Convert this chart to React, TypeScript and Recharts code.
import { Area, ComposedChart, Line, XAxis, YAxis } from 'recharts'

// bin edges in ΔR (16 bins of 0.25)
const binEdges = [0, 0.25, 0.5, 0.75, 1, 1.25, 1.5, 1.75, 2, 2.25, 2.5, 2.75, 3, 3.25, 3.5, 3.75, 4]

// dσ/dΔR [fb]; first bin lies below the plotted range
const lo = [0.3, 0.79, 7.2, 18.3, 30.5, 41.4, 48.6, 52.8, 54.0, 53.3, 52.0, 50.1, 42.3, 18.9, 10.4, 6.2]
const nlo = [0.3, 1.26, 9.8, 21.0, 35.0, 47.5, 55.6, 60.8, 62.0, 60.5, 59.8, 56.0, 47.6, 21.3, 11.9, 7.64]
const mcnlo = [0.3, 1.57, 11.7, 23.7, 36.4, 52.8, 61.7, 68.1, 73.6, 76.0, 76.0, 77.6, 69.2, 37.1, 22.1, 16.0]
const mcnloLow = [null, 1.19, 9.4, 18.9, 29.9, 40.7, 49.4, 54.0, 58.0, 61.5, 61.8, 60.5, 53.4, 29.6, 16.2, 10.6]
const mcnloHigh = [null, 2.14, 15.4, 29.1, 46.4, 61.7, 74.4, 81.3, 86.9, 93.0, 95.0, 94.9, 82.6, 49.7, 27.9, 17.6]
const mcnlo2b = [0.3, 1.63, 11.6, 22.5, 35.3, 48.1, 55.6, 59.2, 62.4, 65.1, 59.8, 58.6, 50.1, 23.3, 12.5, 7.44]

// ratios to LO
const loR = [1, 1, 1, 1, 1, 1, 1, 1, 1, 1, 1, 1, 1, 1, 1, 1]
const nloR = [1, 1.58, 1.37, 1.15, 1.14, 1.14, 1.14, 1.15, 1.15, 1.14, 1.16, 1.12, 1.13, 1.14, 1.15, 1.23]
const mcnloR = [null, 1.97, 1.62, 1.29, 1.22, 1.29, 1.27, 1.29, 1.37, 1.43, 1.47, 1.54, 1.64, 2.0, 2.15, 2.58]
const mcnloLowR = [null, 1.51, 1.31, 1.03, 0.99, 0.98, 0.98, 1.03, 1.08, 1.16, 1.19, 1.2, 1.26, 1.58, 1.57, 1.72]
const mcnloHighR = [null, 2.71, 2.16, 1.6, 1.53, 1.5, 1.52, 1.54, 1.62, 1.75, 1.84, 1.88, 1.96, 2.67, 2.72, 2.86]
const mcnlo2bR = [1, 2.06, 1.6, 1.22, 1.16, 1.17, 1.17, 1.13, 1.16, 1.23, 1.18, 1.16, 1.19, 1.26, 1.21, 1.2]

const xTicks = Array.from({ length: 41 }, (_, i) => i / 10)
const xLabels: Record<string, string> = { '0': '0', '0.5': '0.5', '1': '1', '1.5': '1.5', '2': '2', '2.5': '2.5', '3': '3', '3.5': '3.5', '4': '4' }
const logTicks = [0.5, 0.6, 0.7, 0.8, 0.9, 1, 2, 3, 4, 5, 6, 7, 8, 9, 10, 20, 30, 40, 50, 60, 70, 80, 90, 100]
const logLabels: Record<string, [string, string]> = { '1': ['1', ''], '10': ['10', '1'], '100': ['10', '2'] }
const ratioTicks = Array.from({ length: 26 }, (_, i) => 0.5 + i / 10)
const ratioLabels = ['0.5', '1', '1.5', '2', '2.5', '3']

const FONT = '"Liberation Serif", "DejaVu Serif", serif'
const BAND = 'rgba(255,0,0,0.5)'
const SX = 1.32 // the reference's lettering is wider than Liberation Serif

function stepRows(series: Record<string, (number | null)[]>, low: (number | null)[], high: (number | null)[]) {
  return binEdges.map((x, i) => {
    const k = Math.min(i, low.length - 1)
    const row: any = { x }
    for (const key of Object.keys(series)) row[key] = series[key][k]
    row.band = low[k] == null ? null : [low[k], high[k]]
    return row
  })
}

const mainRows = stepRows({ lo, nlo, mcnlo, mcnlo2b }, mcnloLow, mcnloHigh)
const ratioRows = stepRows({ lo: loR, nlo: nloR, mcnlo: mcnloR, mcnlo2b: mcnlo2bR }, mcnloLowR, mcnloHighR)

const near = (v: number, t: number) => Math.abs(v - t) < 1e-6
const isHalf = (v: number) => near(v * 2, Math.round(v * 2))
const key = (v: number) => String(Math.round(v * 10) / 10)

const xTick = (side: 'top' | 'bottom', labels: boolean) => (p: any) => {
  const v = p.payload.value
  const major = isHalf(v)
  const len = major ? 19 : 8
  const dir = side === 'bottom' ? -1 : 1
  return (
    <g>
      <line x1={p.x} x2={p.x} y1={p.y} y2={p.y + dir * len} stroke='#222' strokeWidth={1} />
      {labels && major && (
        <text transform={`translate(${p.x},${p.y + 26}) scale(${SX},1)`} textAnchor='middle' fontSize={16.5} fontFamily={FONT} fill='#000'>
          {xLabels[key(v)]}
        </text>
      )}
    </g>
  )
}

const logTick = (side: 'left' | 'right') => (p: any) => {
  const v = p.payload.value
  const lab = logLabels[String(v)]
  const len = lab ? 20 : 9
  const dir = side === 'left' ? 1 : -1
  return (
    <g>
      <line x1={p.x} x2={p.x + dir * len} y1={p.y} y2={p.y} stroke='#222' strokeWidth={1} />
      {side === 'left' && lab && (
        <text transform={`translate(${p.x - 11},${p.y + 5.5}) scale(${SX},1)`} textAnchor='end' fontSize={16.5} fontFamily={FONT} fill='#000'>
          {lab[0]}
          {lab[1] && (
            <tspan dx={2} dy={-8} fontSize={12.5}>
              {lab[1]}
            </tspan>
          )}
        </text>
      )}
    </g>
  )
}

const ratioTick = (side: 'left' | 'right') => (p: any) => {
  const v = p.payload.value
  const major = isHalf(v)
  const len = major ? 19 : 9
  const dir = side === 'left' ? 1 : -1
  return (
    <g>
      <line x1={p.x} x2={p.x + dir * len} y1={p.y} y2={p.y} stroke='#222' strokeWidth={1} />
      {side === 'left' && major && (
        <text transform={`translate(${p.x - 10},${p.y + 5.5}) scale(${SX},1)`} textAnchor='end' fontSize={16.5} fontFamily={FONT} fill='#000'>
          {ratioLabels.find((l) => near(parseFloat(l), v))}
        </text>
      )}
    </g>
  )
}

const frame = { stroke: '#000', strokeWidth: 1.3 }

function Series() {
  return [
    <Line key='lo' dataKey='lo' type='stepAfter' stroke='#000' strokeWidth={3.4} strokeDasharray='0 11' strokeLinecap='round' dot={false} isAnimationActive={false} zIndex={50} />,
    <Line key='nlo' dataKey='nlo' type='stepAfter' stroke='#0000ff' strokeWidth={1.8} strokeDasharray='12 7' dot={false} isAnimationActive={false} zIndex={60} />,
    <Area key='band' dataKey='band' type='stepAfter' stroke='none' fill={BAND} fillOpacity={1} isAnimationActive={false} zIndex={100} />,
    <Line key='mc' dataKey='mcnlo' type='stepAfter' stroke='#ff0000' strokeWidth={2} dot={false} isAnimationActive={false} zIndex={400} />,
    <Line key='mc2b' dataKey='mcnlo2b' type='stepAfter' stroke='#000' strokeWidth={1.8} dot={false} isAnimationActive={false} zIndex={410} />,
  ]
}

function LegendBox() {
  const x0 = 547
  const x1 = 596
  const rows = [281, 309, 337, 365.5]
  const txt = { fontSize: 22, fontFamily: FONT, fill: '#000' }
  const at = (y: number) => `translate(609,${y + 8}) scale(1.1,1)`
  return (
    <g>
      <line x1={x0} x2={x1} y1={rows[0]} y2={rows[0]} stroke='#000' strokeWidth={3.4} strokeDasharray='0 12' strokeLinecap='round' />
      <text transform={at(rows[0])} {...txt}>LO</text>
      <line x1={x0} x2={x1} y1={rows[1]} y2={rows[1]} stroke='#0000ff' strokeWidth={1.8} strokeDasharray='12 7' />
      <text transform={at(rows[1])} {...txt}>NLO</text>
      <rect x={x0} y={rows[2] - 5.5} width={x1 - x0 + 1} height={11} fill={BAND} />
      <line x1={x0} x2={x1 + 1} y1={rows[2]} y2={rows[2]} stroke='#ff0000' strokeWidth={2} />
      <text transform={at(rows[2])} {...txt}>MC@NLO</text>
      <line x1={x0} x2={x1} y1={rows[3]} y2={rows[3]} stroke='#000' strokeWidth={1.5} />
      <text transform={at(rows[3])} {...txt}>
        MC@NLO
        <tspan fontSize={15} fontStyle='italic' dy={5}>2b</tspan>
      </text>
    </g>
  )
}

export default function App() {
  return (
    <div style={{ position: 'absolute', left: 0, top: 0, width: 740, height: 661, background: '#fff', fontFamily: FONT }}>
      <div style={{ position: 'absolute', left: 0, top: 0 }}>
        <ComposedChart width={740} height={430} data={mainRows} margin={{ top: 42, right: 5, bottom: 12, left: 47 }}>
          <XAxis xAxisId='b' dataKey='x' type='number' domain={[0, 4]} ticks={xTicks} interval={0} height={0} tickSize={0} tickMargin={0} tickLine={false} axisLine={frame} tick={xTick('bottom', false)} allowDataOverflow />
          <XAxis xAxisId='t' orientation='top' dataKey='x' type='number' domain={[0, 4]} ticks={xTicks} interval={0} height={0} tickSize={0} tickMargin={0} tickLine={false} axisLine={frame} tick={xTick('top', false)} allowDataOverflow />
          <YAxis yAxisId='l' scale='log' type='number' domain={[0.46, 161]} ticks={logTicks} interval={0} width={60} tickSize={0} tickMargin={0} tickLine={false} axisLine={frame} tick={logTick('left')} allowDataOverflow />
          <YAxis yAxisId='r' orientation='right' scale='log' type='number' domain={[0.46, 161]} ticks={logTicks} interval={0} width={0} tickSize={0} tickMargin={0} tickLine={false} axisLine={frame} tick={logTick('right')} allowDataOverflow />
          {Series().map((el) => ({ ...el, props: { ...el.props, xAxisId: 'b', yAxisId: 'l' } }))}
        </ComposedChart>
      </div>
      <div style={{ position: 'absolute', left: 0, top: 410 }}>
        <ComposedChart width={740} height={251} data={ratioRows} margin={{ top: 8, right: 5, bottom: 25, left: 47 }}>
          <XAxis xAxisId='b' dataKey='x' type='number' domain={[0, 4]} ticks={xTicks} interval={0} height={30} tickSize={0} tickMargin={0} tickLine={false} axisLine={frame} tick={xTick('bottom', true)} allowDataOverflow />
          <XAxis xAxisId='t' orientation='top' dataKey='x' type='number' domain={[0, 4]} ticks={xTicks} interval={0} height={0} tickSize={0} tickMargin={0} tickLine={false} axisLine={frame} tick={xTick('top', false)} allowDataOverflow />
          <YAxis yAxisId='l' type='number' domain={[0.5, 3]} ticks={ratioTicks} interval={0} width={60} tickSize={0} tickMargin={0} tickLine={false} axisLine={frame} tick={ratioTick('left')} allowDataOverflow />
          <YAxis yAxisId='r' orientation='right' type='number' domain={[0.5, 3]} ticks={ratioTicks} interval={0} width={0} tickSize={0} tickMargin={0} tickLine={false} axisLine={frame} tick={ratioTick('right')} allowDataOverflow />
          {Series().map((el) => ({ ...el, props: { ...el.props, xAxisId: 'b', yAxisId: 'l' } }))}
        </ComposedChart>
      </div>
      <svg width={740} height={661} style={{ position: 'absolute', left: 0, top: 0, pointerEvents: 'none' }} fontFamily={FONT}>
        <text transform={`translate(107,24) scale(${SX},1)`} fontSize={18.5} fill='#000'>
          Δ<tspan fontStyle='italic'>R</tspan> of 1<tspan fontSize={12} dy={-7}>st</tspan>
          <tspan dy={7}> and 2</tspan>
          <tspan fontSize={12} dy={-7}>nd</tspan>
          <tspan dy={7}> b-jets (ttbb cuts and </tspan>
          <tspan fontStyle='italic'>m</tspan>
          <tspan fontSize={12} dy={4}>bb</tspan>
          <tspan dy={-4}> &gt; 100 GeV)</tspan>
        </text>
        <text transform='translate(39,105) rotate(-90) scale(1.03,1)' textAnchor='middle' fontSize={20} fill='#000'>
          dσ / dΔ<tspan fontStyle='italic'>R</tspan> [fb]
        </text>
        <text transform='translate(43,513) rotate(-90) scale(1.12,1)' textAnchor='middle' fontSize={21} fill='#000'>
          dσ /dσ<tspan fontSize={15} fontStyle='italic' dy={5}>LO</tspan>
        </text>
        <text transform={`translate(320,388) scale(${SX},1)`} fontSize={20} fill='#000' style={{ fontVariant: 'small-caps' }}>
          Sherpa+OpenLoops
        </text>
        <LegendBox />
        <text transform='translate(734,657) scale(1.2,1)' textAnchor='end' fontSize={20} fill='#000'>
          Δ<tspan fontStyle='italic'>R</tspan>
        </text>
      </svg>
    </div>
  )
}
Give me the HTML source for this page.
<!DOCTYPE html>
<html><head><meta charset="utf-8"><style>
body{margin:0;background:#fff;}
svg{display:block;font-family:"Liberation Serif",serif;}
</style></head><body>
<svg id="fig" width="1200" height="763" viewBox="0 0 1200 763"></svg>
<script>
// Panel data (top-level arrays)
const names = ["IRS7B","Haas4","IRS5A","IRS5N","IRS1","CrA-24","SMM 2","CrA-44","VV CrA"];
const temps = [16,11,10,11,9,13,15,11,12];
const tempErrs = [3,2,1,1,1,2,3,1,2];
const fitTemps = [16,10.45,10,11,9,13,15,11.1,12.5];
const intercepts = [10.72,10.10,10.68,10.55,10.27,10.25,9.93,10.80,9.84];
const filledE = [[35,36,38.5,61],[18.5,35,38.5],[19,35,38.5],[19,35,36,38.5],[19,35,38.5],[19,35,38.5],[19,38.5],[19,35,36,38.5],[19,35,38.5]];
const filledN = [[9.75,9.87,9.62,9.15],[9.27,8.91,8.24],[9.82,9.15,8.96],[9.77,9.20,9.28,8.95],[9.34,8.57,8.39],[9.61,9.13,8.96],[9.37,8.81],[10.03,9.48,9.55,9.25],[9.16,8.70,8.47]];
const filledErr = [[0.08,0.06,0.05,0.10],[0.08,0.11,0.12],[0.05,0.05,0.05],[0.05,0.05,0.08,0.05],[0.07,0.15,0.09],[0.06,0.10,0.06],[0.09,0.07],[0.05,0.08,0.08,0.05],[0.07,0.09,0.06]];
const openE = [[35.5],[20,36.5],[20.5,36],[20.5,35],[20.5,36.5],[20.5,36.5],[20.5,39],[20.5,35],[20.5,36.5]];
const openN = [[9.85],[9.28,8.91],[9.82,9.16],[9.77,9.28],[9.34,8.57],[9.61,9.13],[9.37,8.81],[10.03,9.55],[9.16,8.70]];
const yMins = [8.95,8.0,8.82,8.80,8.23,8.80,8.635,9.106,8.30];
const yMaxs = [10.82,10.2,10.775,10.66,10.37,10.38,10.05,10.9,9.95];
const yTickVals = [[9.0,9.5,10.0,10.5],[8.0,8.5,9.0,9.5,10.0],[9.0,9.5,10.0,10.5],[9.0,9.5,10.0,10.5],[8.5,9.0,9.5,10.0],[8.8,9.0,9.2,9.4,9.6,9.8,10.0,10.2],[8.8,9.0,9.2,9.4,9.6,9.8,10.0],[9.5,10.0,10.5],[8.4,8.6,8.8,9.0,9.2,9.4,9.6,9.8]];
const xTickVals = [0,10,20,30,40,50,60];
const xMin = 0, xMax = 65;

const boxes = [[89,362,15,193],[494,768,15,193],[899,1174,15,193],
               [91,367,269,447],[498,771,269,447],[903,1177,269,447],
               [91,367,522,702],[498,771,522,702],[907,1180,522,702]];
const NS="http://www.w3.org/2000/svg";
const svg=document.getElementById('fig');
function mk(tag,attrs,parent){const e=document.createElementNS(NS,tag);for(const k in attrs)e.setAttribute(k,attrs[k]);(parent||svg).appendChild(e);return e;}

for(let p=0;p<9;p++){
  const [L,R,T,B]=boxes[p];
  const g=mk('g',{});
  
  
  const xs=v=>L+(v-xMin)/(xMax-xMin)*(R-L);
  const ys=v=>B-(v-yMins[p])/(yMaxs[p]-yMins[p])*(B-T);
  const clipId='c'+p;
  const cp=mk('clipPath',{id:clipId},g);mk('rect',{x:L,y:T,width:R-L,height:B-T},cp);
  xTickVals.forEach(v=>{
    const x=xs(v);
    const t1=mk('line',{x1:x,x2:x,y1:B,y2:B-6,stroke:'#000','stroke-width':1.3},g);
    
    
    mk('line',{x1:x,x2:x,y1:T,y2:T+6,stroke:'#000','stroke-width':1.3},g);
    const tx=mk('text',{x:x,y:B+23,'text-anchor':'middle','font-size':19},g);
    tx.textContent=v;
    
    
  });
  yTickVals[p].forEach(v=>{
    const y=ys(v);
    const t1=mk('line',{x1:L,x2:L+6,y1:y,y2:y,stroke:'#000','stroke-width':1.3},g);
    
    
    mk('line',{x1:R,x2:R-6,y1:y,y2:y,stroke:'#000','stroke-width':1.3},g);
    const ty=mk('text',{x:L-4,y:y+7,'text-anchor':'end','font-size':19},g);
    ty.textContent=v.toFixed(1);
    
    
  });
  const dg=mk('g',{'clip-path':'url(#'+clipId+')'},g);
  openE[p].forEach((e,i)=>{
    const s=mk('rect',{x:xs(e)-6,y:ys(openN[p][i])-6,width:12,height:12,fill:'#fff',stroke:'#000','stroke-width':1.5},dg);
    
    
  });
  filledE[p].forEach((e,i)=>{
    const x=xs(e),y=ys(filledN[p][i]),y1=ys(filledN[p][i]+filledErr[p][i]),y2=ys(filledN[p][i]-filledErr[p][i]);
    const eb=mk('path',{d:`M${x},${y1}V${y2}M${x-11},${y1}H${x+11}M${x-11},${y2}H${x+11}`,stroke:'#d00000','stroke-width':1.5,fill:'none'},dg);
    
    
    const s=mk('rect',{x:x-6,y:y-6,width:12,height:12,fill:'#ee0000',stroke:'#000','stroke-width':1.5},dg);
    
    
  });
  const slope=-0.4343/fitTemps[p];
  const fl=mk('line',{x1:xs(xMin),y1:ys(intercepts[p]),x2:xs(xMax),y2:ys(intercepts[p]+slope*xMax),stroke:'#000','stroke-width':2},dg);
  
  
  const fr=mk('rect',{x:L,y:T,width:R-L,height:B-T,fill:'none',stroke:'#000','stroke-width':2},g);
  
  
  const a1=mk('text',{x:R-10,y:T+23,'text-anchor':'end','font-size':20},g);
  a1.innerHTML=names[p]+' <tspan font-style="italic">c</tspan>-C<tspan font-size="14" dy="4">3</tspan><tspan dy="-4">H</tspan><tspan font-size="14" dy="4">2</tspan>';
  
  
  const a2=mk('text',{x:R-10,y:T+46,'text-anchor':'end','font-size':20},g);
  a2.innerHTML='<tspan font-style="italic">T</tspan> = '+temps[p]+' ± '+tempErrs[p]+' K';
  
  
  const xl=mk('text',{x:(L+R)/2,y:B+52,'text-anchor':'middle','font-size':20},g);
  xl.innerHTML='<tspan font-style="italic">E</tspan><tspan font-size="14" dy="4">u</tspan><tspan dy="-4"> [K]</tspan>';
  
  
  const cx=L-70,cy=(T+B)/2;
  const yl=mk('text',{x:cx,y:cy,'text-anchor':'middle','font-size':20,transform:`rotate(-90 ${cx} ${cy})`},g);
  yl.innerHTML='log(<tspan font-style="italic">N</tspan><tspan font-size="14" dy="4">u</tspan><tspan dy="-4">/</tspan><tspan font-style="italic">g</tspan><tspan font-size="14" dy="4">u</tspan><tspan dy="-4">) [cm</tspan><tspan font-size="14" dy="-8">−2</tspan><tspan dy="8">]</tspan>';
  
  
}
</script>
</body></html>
_ _ _ _ _ _ _
THE PROBLEM: Please copy only the lines between the first line of the entries and the line with "23.3, 12.5, 7.44]", keeping those two end lines as well, exactly as written.

SOLVED EXERCISE:
Convert this chart to React, TypeScript and Recharts code.
import { Area, ComposedChart, Line, XAxis, YAxis } from 'recharts'

// bin edges in ΔR (16 bins of 0.25)
const binEdges = [0, 0.25, 0.5, 0.75, 1, 1.25, 1.5, 1.75, 2, 2.25, 2.5, 2.75, 3, 3.25, 3.5, 3.75, 4]

// dσ/dΔR [fb]; first bin lies below the plotted range
const lo = [0.3, 0.79, 7.2, 18.3, 30.5, 41.4, 48.6, 52.8, 54.0, 53.3, 52.0, 50.1, 42.3, 18.9, 10.4, 6.2]
const nlo = [0.3, 1.26, 9.8, 21.0, 35.0, 47.5, 55.6, 60.8, 62.0, 60.5, 59.8, 56.0, 47.6, 21.3, 11.9, 7.64]
const mcnlo = [0.3, 1.57, 11.7, 23.7, 36.4, 52.8, 61.7, 68.1, 73.6, 76.0, 76.0, 77.6, 69.2, 37.1, 22.1, 16.0]
const mcnloLow = [null, 1.19, 9.4, 18.9, 29.9, 40.7, 49.4, 54.0, 58.0, 61.5, 61.8, 60.5, 53.4, 29.6, 16.2, 10.6]
const mcnloHigh = [null, 2.14, 15.4, 29.1, 46.4, 61.7, 74.4, 81.3, 86.9, 93.0, 95.0, 94.9, 82.6, 49.7, 27.9, 17.6]
const mcnlo2b = [0.3, 1.63, 11.6, 22.5, 35.3, 48.1, 55.6, 59.2, 62.4, 65.1, 59.8, 58.6, 50.1, 23.3, 12.5, 7.44]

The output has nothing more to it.